Overall I believe that Buildr is a much more likely to become the defacto ruby build language, than Raven. If simply because of the active community that Raven seems to lack. So if you are up to replacing the trainwreck that is Maven 2 then I would encourage you to look into Buildr.
I do however believe the project needs some work. So to wrap it all up I will point out a couple things that I would like to see addressed.
Formal Language Integration Strategy
Currently I have been trying to base my implementaiton strategy for Flex on what was done by Scala.
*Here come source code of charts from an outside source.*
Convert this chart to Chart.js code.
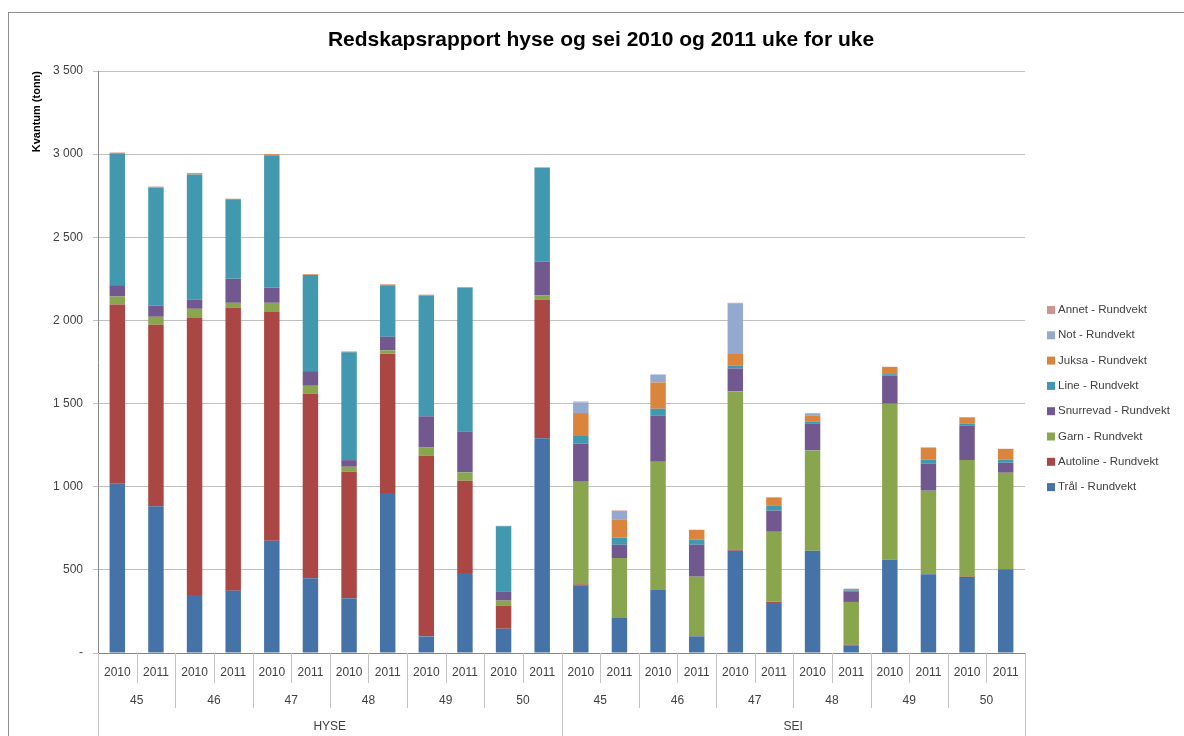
<!DOCTYPE html>
<html>
<head>
<meta charset="utf-8">
<script src="https://cdn.jsdelivr.net/npm/chart.js@4"></script>
<style>
  html, body { margin: 0; padding: 0; background: #fff; overflow: hidden; }
  #frame { position: absolute; left: 8px; top: 12px; width: 1200px; height: 760px; border: 1px solid #8e8e8e; }
  #wrap { position: absolute; left: 0; top: 0; width: 1184px; height: 736px; }
</style>
</head>
<body>
<div id="frame"></div>
<div id="wrap"><canvas id="myChart"></canvas></div>
<script>
// categories: year per bar, grouped by week, then by species
const years = ['2010', '2011', '2010', '2011', '2010', '2011', '2010', '2011', '2010', '2011', '2010', '2011',
               '2010', '2011', '2010', '2011', '2010', '2011', '2010', '2011', '2010', '2011', '2010', '2011'];
const weeks = ['45', '46', '47', '48', '49', '50', '45', '46', '47', '48', '49', '50'];
const species = ['HYSE', 'SEI'];

// values (tonn), one per bar
const tral      = [1018, 882, 349, 375, 675, 449, 329, 962, 100, 481, 146, 1291, 407, 214, 379, 100, 615, 301, 615, 44, 561, 473, 451, 503];
const autoline  = [1078, 1092, 1665, 1703, 1375, 1110, 761, 838, 1088, 555, 139, 835, 6, 2, 0, 6, 6, 8, 0, 6, 0, 0, 8, 0];
const garn      = [48, 48, 56, 28, 56, 48, 30, 20, 50, 50, 30, 24, 617, 355, 771, 353, 952, 420, 603, 257, 938, 503, 701, 581];
const snurrevad = [68, 66, 56, 144, 90, 88, 40, 82, 185, 245, 56, 203, 229, 80, 279, 192, 138, 127, 163, 64, 170, 164, 209, 60];
const line      = [794, 710, 752, 479, 798, 578, 648, 310, 727, 867, 391, 565, 46, 42, 40, 30, 16, 32, 12, 6, 8, 24, 12, 20];
const juksa     = [2, 4, 7, 2, 5, 4, 4, 3, 3, 0, 0, 0, 138, 111, 158, 60, 76, 48, 36, 8, 44, 72, 36, 64];
const not       = [0, 0, 0, 0, 0, 0, 0, 0, 0, 0, 0, 0, 64, 50, 48, 0, 300, 0, 12, 0, 0, 0, 0, 0];
const annet     = [2, 3, 2, 1, 2, 2, 2, 3, 2, 2, 3, 3, 5, 3, 0, 0, 3, 0, 2, 2, 0, 0, 2, 0];

const yTicks = [0, 500, 1000, 1500, 2000, 2500, 3000, 3500];
const title = 'Redskapsrapport hyse og sei 2010 og 2011 uke for uke';

const FONT = "'Liberation Sans', Arial, sans-serif";
const TXT = '#404040';

function fmt(v) {
  if (v === 0) return '-';
  return String(v).replace(/\B(?=(\d{3})+(?!\d))/g, ' ');
}

// title, centred on the whole chart like the original
const topTitle = {
  id: 'topTitle',
  afterDraw(chart) {
    const c = chart.ctx;
    c.save();
    c.fillStyle = '#000';
    c.font = 'bold 21px ' + FONT;
    c.textAlign = 'center';
    c.textBaseline = 'middle';
    c.fillText(title, 601, 40);
    c.restore();
  }
};

// group labels + separators below the x axis
const groupAxis = {
  id: 'groupAxis',
  afterDraw(chart) {
    const c = chart.ctx;
    const xs = chart.scales.x;
    const top = chart.chartArea.bottom;
    const n = years.length;
    const step = (xs.right - xs.left) / n;
    c.save();
    c.strokeStyle = '#c4c4c4';
    c.lineWidth = 1;
    for (let i = 0; i <= n; i++) {
      let x = Math.round(xs.left + i * step) + 0.5;
      let end = top + 30;
      if (i % 2 === 0) end = top + 55;
      if (i === 0 || i === 12 || i === n) end = 740;
      c.beginPath();
      c.moveTo(x, top);
      c.lineTo(x, end);
      c.stroke();
    }
    c.fillStyle = TXT;
    c.font = '12px ' + FONT;
    c.textAlign = 'center';
    c.textBaseline = 'middle';
    weeks.forEach((w, k) => {
      const x = (xs.getPixelForValue(2 * k) + xs.getPixelForValue(2 * k + 1)) / 2;
      c.fillText(w, x, top + 48);
    });
    species.forEach((s, k) => {
      const x = (xs.getPixelForValue(12 * k) + xs.getPixelForValue(12 * k + 11)) / 2;
      c.fillText(s, x, top + 74);
    });
    c.restore();
  }
};

// legend on the right, reversed like the original
const sideLegend = {
  id: 'sideLegend',
  afterDraw(chart) {
    const c = chart.ctx;
    const ds = chart.data.datasets;
    c.save();
    c.font = '11.5px ' + FONT;
    c.textBaseline = 'middle';
    c.textAlign = 'left';
    for (let i = 0; i < ds.length; i++) {
      const d = ds[ds.length - 1 - i];
      const y = 310 + i * 25.3;
      c.fillStyle = d.backgroundColor;
      c.fillRect(1047, y - 4, 8, 8);
      c.fillStyle = TXT;
      c.fillText(d.label, 1058, y);
    }
    c.restore();
  }
};

const ctx = document.getElementById('myChart').getContext('2d');

const mk = (label, data, color) => ({
  label: label, data: data, backgroundColor: color,
  borderWidth: 0, barPercentage: 0.4, categoryPercentage: 1
});

const myChart = new Chart(ctx, {
  type: 'bar',
  data: {
    labels: years,
    datasets: [
      mk('Trål - Rundvekt', tral, '#4572A7'),
      mk('Autoline - Rundvekt', autoline, '#AA4643'),
      mk('Garn - Rundvekt', garn, '#89A54E'),
      mk('Snurrevad - Rundvekt', snurrevad, '#71588F'),
      mk('Line - Rundvekt', line, '#4198AF'),
      mk('Juksa - Rundvekt', juksa, '#DB843D'),
      mk('Not - Rundvekt', not, '#93A9CF'),
      mk('Annet - Rundvekt', annet, '#D19392')
    ]
  },
  options: {
    responsive: true,
    maintainAspectRatio: false,
    animation: false,
    layout: { padding: { left: 0, right: 159, top: 71, bottom: 0 } },
    plugins: {
      legend: { display: false },
      tooltip: { enabled: false },
      title: { display: false }
    },
    scales: {
      x: {
        stacked: true,
        offset: true,
        grid: { display: false, drawTicks: false },
        border: { display: true, color: '#868686' },
        ticks: { color: TXT, font: { family: FONT, size: 12 }, padding: 12, maxRotation: 0, autoSkip: false },
        afterFit(scale) { scale.height = 83; }
      },
      y: {
        stacked: true,
        min: 0,
        max: 3500,
        afterBuildTicks(scale) { scale.ticks = yTicks.map(v => ({ value: v })); },
        grid: { color: '#c0c0c0', tickLength: 5 },
        border: { display: true, color: '#868686' },
        ticks: { color: TXT, font: { family: FONT, size: 12 }, padding: 10, callback: v => fmt(v) },
        title: {
          display: true,
          text: 'Kvantum (tonn)',
          align: 'end',
          color: '#000',
          font: { family: FONT, size: 11, weight: 'bold' },
          padding: { top: 30, bottom: 0 }
        },
        afterFit(scale) { scale.width = 98; }
      }
    }
  },
  plugins: [topTitle, groupAxis, sideLegend]
});
</script>
</body>
</html>
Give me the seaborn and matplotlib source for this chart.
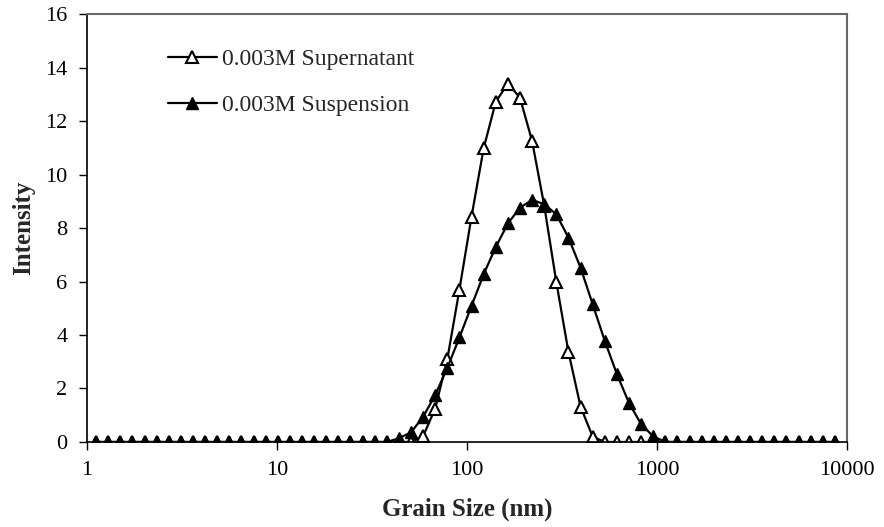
import pandas as pd
import numpy as np
import matplotlib
matplotlib.use("Agg")
import matplotlib.pyplot as plt
import seaborn as sns
from matplotlib.ticker import FixedLocator, NullLocator

# size bins (nm), log spaced as in the instrument output
size_nm = [1.117, 1.294, 1.499, 1.736, 2.01, 2.328, 2.696, 3.122, 3.615, 4.187,
           4.849, 5.615, 6.503, 7.531, 8.721, 10.1, 11.7, 13.54, 15.69, 18.17,
           21.04, 24.36, 28.21, 32.67, 37.84, 43.82, 50.75, 58.77, 68.06, 78.82,
           91.28, 105.7, 122.4, 141.8, 164.2, 190.1, 220.2, 255.0, 295.3, 342.0,
           396.1, 458.7, 531.2, 615.1, 712.4, 825.0, 955.4, 1106, 1281, 1484,
           1718, 1990, 2305, 2669, 3091, 3580, 4145, 4801, 5560, 6439, 7456, 8635]

# intensity of supernatant (open triangles)
supernatant = [0] * 26 + [0.0, 0.22, 1.25, 3.1, 5.7, 8.43, 10.98, 12.72, 13.4,
                          12.87, 11.25, 8.84, 5.98, 3.37, 1.32, 0.2] + [0] * 20

# intensity of suspension (filled triangles)
suspension = [0] * 25 + [0.14, 0.36, 0.94, 1.76, 2.77, 3.91, 5.09, 6.27, 7.29,
                         8.17, 8.76, 9.05, 8.89, 8.51, 7.64, 6.52, 5.15, 3.78,
                         2.54, 1.46, 0.67, 0.21] + [0] * 15

df = pd.DataFrame({"size": size_nm, "sup": supernatant, "susp": suspension})

sns.set_style("ticks")
plt.rcParams['font.family'] = ['Liberation Serif', 'DejaVu Serif']

fig = plt.figure(figsize=(8.84, 5.27), dpi=100)
ax = fig.add_axes([0.0984, 0.1613, 0.8597, 0.8121])

sns.lineplot(data=df, x="size", y="sup", ax=ax, color="black", linewidth=1.6,
             marker="^", markersize=8.5, markerfacecolor="white",
             markeredgecolor="black", markeredgewidth=1.5,
             label="0.003M Supernatant", zorder=2)
sns.lineplot(data=df, x="size", y="susp", ax=ax, color="black", linewidth=1.6,
             marker="^", markersize=8.5, markerfacecolor="black",
             markeredgecolor="black", markeredgewidth=1.0,
             label="0.003M Suspension", zorder=3)

ax.set_xscale("log")
ax.set_xlim(1, 10000)
ax.set_ylim(0, 16)
ax.xaxis.set_major_locator(FixedLocator([1, 10, 100, 1000, 10000]))
ax.xaxis.set_minor_locator(NullLocator())
ax.set_xticklabels(["1", "10", "100", "1000", "10000"])
ax.set_yticks(range(0, 17, 2))
ax.tick_params(axis="both", labelsize=16, length=6, width=1, direction="out",
               colors="black", pad=8)

ax.set_xlabel("Grain Size (nm)", fontsize=18, fontweight="bold", labelpad=12)
ax.set_ylabel("Intensity", fontsize=18, fontweight="bold", labelpad=7)

for side in ["left", "bottom"]:
    ax.spines[side].set_color("black")
    ax.spines[side].set_linewidth(1.2)
for side in ["top", "right"]:
    ax.spines[side].set_visible(True)
    ax.spines[side].set_color("#666666")
    ax.spines[side].set_linewidth(1.5)

leg = ax.legend(loc="upper left", bbox_to_anchor=(0.106, 0.92), frameon=False,
                fontsize=17, handlelength=2.1, labelspacing=1.05,
                handletextpad=0.2, borderpad=0, borderaxespad=0)

plt.savefig("out.png", dpi=100)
Which is working for now, but I would like to see a document describing some best practices for how to utilize the build DSL that has been developer for Buildr for other languages.
Project Type Definition
I go back and forth on this one, but I believe it might be necessary to define what type a project is. Currently the system is decided based on file types, which seems like it will not be robut enough, but time will tell.
war type integration
This may simply be the world I am coming from but I see a need for specialzed wars. Meaning wars for specifc langues. In my case I am looking for a Flex and Coldfusion war. This would allow me to set some property so all the coldfusion libraries would be included. I might just not understand the whole war/jar system enough to figure this out through normal dependencies.
Is it BuildR or Buildr
I personally like the project a lot more when I thought it was BuildR. I am just tired of the whole Flickr naming convention.
That wraps this review up. I hope this helps you in your decision making process when evaluating build tools. I will continue to post updates on my site as I maintain and update the flex integration into Buildr.